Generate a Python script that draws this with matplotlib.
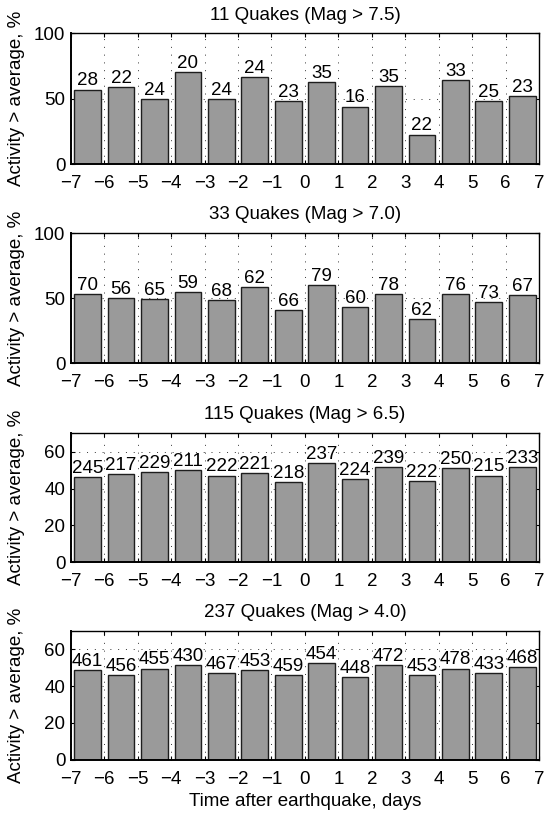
import numpy as np
import matplotlib
matplotlib.use('Agg')
import matplotlib.pyplot as plt

plt.rcParams['font.family'] = ['Liberation Sans', 'DejaVu Sans']
plt.rcParams['font.size'] = 13.5

# bin centres, days relative to the main shock
day_centres = [-6.5, -5.5, -4.5, -3.5, -2.5, -1.5, -0.5, 0.5, 1.5, 2.5, 3.5, 4.5, 5.5, 6.5]

titles = ['11 Quakes (Mag > 7.5)', '33 Quakes (Mag > 7.0)',
          '115 Quakes (Mag > 6.5)', '237 Quakes (Mag > 4.0)']

# percentage of days with activity above average
pct_75 = [57, 59, 50, 70.5, 50, 66.5, 48, 63, 44, 60, 22.5, 64, 48, 52]
pct_70 = [53, 50, 49.5, 54.5, 48.5, 58.5, 41, 60, 43.5, 53, 34, 53, 47, 52.5]
pct_65 = [46, 48, 49, 50, 47, 48.5, 43.5, 54, 45, 51.5, 44, 51, 47, 51.5]
pct_40 = [48.5, 46, 49.5, 51.5, 47, 48.5, 46, 52.5, 45, 51.5, 46, 49.5, 47, 50.5]

# number of events in each bin
cnt_75 = [28, 22, 24, 20, 24, 24, 23, 35, 16, 35, 22, 33, 25, 23]
cnt_70 = [70, 56, 65, 59, 68, 62, 66, 79, 60, 78, 62, 76, 73, 67]
cnt_65 = [245, 217, 229, 211, 222, 221, 218, 237, 224, 239, 222, 250, 215, 233]
cnt_40 = [461, 456, 455, 430, 467, 453, 459, 454, 448, 472, 453, 478, 433, 468]

ylims = [100, 100, 70, 70]
yticks = [[0, 50, 100], [0, 50, 100], [0, 20, 40, 60], [0, 20, 40, 60]]
pcts = [pct_75, pct_70, pct_65, pct_40]
cnts = [cnt_75, cnt_70, cnt_65, cnt_40]

fig = plt.figure(figsize=(5.45, 8.16), dpi=100)
# axes rectangles [left, bottom, width, height]
rects = [[0.130, 0.799, 0.859, 0.160],
         [0.130, 0.555, 0.859, 0.159],
         [0.130, 0.311, 0.859, 0.158],
         [0.130, 0.069, 0.859, 0.158]]

for i in range(4):
    ax = fig.add_axes(rects[i])
    ax.bar(day_centres, pcts[i], width=0.8, color='#9a9a9a',
           edgecolor='#1e1e1e', linewidth=1.0, zorder=2)
    for x, h, n in zip(day_centres, pcts[i], cnts[i]):
        ax.annotate(str(n), (x, h), xytext=(0, 3), textcoords='offset points',
                    ha='center', va='baseline', fontsize=13.5, zorder=3)
    ax.set_xlim(-7, 7)
    ax.set_ylim(0, ylims[i])
    ax.set_xticks(range(-7, 8))
    ax.set_yticks(yticks[i])
    ax.grid(True, linestyle=(0, (1, 7)), color='#333333', linewidth=0.7)
    ax.set_axisbelow(True)
    ax.tick_params(direction='in', length=3, top=True, right=True,
                   labelsize=13.5, width=0.8)
    ax.tick_params(axis='x', pad=8)
    ax.tick_params(axis='y', pad=4)
    for s in ax.spines.values():
        s.set_linewidth(1.0)
    ax.spines['left'].set_linewidth(1.4)
    ax.spines['bottom'].set_linewidth(1.4)
    ax.set_title(titles[i], fontsize=13.5, pad=10)
    ax.set_ylabel('Activity > average, %', fontsize=13.5)
    ax.yaxis.set_label_coords(-0.098, 0.5)
    if i == 3:
        ax.set_xlabel('Time after earthquake, days', fontsize=13.5, labelpad=4)

fig.savefig('out.png', dpi=100)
══════════════════════════════
(Exercise task) Without any pictures, reproduce the lines from the first one in the material through the line that has "[0.130, 0.069, 0.859, 0.158]]", exactly as they appear.

(Correct answer)
Generate a Python script that draws this with matplotlib.
import numpy as np
import matplotlib
matplotlib.use('Agg')
import matplotlib.pyplot as plt

plt.rcParams['font.family'] = ['Liberation Sans', 'DejaVu Sans']
plt.rcParams['font.size'] = 13.5

# bin centres, days relative to the main shock
day_centres = [-6.5, -5.5, -4.5, -3.5, -2.5, -1.5, -0.5, 0.5, 1.5, 2.5, 3.5, 4.5, 5.5, 6.5]

titles = ['11 Quakes (Mag > 7.5)', '33 Quakes (Mag > 7.0)',
          '115 Quakes (Mag > 6.5)', '237 Quakes (Mag > 4.0)']

# percentage of days with activity above average
pct_75 = [57, 59, 50, 70.5, 50, 66.5, 48, 63, 44, 60, 22.5, 64, 48, 52]
pct_70 = [53, 50, 49.5, 54.5, 48.5, 58.5, 41, 60, 43.5, 53, 34, 53, 47, 52.5]
pct_65 = [46, 48, 49, 50, 47, 48.5, 43.5, 54, 45, 51.5, 44, 51, 47, 51.5]
pct_40 = [48.5, 46, 49.5, 51.5, 47, 48.5, 46, 52.5, 45, 51.5, 46, 49.5, 47, 50.5]

# number of events in each bin
cnt_75 = [28, 22, 24, 20, 24, 24, 23, 35, 16, 35, 22, 33, 25, 23]
cnt_70 = [70, 56, 65, 59, 68, 62, 66, 79, 60, 78, 62, 76, 73, 67]
cnt_65 = [245, 217, 229, 211, 222, 221, 218, 237, 224, 239, 222, 250, 215, 233]
cnt_40 = [461, 456, 455, 430, 467, 453, 459, 454, 448, 472, 453, 478, 433, 468]

ylims = [100, 100, 70, 70]
yticks = [[0, 50, 100], [0, 50, 100], [0, 20, 40, 60], [0, 20, 40, 60]]
pcts = [pct_75, pct_70, pct_65, pct_40]
cnts = [cnt_75, cnt_70, cnt_65, cnt_40]

fig = plt.figure(figsize=(5.45, 8.16), dpi=100)
# axes rectangles [left, bottom, width, height]
rects = [[0.130, 0.799, 0.859, 0.160],
         [0.130, 0.555, 0.859, 0.159],
         [0.130, 0.311, 0.859, 0.158],
         [0.130, 0.069, 0.859, 0.158]]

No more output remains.